The Judiciary of T&T is calling for the destruction of all illegally obtained material gathered by the Security Intelligence Agency (SIA). The judiciary broke its silence on the issue yesterday, six days after Prime Minister Kamla Persad-Bissessar's revelation in Parliament of illegal wiretapping by the agency of phone and e-mails of prominent citizens. The judiciary said in a statement: "We would also urge the executive to take steps to ensure the destruction of all illegally obtained material under the supervision of an independent third party."
Also condemning the SIA's wiretapping activities yesterday was the Law Association, which described it as an attack on the independence of the judiciary. "We note with further dismay that it was stated that judges were among those being spied upon. This constitutes an attack on the independence of the judiciary," stated Law Association president Martin Daly, SC, in a release yesterday. The release from the judiciary added: "In the case of the judiciary, the inevitable consequence would be an undermining of its independence and the proper administration of justice."
The judiciary noted while judges were subject to vetting from lawfully constituted agencies, there should be no illegal intrusions. "What cannot be tolerated is any arbitrary intrusion into anyone's private affairs with no legal or legislative foundation," it said. The judiciary said based on the sweep of the SIA, "one is driven to the conclusion that the only rational explanation for some of the wiretapping is that it was conducted with the hope of acquiring negative personal information that might be used as leverage."

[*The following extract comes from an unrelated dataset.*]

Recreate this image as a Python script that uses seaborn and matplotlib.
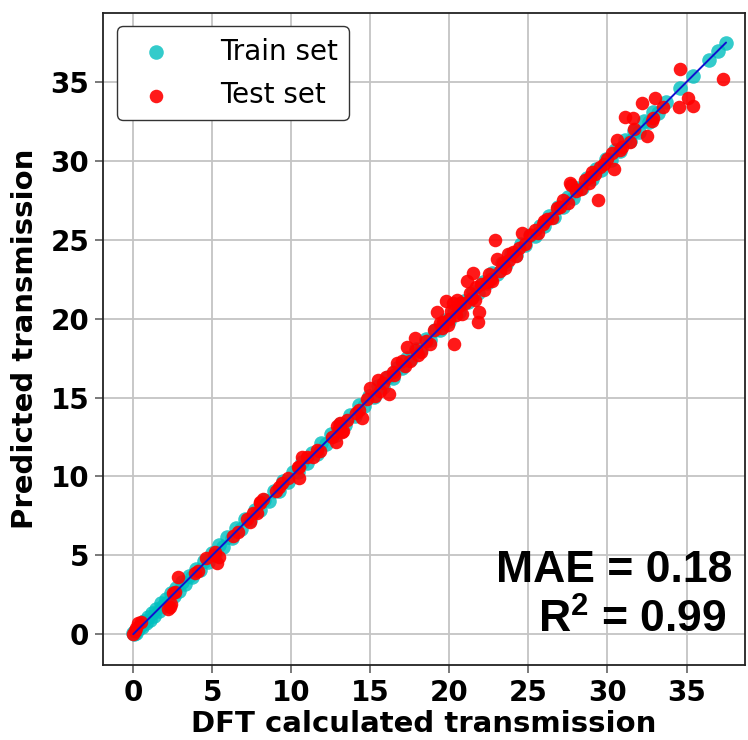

Daly, meantime, said the alleged "spying" constituted a violation of the fundamental rights of citizens and was a direct attack on the Constitution. He said the surveillance was illegal as the SIA had no legal authority. He noted that the Bill, which would be placed before Parliament today to make such phone surveillance legal, had serious deficiencies. Among them, he said, was a provision which would allow surveillance to be carried out "at the behest" of the minister. Daly said that would be to the detriment of law-abiding citizens.